(19 May 2022, Hong Kong) The Grade A office market picked up some momentum in April due to the relaxed social distancing measures. Overall net absorption was 249,000 sq ft as tenant demand sustained in addition to the completion of new supply, according to JLL’s latest Hong Kong Property Market Monitor released today.
The overall vacancy rate stayed at 9.4% as of end-April due to the completion of the new supply. The vacancy rate in Central rose slightly to 7.4% while Kowloon East continued to register the highest vacancy rate among major office submarkets at 12.8%.
Overall net effective rents of Grade A offices remained flat in April. Among the major office submarkets, Central registered marginal rental growth of 0.1% m-o-m, while Tsimshatsui dropped 0.9% m-o-m, the highest rental decline among the submarkets.
Alex Barnes, Head of Agency Leasing at JLL in Hong Kong, said: “Hong Kong’s Grade A office leasing demand remained firm in the first quarter, despite significant work from home impact. More companies resumed their search for office space after the government relaxed the social distancing measures in April.

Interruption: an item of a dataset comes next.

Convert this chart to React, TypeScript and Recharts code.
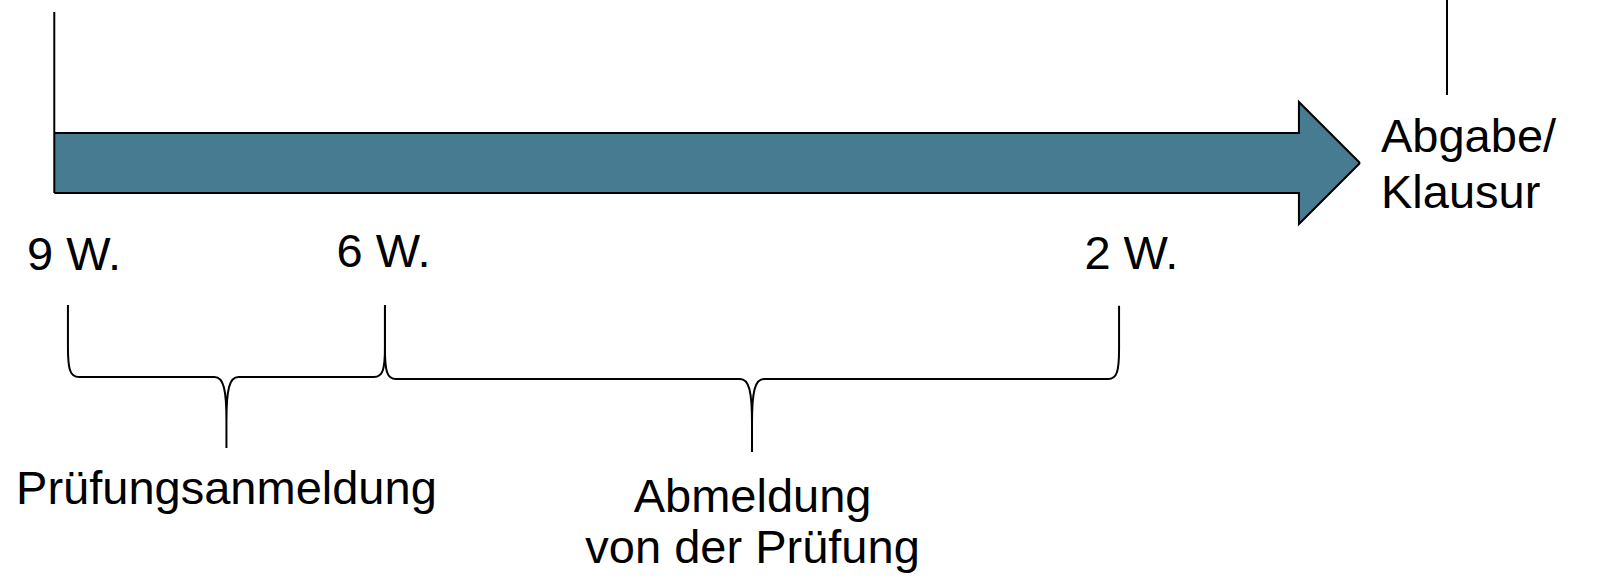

We believe the market sentiment will continue to improve.” On the other hand, the retail leasing market continues to be negatively affected. Nelson Wong, Head of Research at JLL in Greater China, said: “Some retailers further postponed their expansion plans due to the unstable market situation, however, a handful took advantage of the limited bargain hunt opportunities and committed to new outlets. The investment market also picked up slightly in April, with a few sizable deals recorded. Notably, a ground-to-mezzanine floor shop (5,200 sq ft) at Yip Fung Building in Central was sold to private investor Douglas Young for HKD 165 million.”